Studies have shown that showing gratitude toward your spouse has proven to make you more attractive!  Grab a thank you card during your tour, put it on the kitchen table and let her know you are grateful! I know an officer who shows gratitude to his wife who is a full time mother, by giving her ‘nights off.’  He cooks the dinner and puts the kids to bed.



The third phrase is ‘I’m Sorry.’  I know this phrase very well.  This key phrase should be in every officer’s vocabulary.  Whether at home or on the street, if you are wrong, admit it.   Saying I’m sorry can eliminate pride, which can be one of the greatest enemies in marriage.

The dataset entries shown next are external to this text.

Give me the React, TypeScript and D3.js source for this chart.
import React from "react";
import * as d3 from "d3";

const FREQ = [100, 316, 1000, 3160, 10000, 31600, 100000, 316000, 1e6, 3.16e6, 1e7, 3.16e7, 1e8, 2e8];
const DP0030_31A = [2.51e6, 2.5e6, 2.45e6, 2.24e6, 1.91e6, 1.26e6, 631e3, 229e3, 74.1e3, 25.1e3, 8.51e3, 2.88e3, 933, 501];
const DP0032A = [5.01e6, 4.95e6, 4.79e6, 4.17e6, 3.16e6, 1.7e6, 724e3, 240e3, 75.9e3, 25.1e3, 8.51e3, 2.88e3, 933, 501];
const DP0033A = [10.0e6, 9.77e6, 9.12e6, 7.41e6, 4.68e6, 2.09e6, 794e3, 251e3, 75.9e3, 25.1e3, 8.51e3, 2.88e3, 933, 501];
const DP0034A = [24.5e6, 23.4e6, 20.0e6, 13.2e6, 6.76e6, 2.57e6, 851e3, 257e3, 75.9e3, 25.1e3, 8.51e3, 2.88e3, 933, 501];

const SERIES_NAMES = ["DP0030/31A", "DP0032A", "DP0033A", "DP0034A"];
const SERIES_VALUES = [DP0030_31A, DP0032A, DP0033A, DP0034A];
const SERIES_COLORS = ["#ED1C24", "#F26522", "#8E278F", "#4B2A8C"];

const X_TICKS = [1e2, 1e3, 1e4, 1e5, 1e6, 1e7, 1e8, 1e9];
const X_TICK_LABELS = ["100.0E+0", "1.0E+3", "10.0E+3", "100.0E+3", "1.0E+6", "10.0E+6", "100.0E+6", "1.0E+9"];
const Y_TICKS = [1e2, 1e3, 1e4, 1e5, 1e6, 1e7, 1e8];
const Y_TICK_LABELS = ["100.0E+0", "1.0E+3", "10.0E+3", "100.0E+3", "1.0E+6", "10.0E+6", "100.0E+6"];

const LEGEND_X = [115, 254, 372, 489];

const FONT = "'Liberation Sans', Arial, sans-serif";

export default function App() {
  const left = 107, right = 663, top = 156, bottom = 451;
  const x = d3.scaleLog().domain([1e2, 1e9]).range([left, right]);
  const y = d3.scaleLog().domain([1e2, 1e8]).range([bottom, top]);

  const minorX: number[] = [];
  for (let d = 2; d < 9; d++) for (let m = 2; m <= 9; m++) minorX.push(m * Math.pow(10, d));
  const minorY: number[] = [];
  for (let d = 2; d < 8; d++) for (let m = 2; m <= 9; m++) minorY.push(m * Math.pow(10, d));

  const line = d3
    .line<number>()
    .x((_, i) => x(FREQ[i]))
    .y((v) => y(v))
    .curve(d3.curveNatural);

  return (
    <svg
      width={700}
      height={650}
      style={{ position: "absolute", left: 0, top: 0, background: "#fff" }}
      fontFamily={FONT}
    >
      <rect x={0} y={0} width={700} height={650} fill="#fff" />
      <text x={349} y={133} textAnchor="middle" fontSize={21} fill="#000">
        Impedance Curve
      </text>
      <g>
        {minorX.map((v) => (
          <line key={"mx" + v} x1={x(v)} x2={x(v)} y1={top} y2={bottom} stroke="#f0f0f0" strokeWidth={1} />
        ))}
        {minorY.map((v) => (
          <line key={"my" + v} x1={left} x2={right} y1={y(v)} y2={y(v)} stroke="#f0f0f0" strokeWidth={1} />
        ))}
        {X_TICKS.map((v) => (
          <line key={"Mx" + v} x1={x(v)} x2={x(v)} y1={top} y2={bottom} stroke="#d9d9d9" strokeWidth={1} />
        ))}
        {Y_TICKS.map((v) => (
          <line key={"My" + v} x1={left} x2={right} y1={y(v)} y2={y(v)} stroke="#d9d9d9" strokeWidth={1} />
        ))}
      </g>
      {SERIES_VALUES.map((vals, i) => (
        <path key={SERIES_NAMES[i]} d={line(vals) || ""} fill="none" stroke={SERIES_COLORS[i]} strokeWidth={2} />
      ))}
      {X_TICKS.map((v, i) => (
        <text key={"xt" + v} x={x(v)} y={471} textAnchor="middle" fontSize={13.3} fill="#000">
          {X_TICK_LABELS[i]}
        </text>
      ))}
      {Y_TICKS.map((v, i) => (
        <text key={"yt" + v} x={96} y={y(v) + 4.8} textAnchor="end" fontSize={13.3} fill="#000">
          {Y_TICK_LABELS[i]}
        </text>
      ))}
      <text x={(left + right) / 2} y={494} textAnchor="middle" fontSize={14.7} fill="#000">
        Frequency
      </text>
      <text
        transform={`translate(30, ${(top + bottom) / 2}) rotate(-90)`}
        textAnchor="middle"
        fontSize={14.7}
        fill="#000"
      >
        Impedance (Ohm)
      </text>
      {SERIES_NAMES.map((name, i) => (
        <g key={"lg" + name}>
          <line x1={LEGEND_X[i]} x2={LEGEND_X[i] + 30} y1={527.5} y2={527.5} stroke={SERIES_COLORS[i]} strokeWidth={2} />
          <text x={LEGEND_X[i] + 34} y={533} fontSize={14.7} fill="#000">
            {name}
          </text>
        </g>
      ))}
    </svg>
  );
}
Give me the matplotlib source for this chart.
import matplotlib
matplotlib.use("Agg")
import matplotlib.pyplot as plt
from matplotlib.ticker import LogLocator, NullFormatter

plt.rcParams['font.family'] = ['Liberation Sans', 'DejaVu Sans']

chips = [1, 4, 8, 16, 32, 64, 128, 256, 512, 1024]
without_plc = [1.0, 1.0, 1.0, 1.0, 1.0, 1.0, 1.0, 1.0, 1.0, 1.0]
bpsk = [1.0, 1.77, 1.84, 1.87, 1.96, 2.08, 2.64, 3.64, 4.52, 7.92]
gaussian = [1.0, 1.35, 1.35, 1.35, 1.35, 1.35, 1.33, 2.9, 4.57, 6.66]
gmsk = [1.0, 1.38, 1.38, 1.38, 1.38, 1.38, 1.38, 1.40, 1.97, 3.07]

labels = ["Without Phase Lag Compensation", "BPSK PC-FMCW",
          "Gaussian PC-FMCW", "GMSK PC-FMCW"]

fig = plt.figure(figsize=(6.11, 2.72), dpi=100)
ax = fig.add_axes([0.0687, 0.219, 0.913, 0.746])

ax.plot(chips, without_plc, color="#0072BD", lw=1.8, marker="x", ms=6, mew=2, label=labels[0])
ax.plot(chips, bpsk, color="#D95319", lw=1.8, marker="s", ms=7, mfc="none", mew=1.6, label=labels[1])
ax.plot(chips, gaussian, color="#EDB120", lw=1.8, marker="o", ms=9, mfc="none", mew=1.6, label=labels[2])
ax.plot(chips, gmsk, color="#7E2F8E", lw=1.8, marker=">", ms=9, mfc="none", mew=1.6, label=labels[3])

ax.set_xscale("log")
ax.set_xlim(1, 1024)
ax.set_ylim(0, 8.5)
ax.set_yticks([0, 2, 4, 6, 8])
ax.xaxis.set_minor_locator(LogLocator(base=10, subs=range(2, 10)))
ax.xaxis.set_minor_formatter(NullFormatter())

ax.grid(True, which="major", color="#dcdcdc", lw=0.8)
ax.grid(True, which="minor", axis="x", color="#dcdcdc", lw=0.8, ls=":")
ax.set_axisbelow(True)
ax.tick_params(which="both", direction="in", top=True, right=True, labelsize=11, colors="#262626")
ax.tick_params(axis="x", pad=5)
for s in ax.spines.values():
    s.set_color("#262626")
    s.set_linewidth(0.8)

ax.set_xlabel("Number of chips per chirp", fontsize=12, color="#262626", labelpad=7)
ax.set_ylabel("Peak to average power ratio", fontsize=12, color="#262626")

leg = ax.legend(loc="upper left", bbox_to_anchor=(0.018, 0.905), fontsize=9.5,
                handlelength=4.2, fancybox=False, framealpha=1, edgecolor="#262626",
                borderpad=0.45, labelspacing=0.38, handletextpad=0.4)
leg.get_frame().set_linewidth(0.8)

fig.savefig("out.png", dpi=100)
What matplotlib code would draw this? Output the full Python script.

Keep calm, but don’t take yourself too seriously. Every one of us gets angry from time to time.  Try working on saying I’m sorry more often. It will lead to peace and harmony in your home. If you are in a quarrel, do not let the day end without saying I’m sorry and making harmony with each other.

If any marriage is to preserve its initial charm and beauty, both husband and wife should try to renew their love day after day and that is done through sacrifice with smiles, and also with ingenuity.  Spouses need to overcome themselves, a little every day to ensure that their marriage always stays young and joyful as it was on the first day.

If you are anything like me, we need to be reminded. Please let this be a little reminder for you – the reader.  A happy marriage lies in the ‘little things,’ NOT in daydreams.

In this chaotic world, we may not understand each other, but we are called to accept and love each other.

Marriage is hard work. We marry imperfect people, yet are called to love them with their defects and limitations.

Men and women are very different. Marriage is like a pearl of great value – it is worth fighting for it.

At the bottom line, it’s all about saving just ONE life.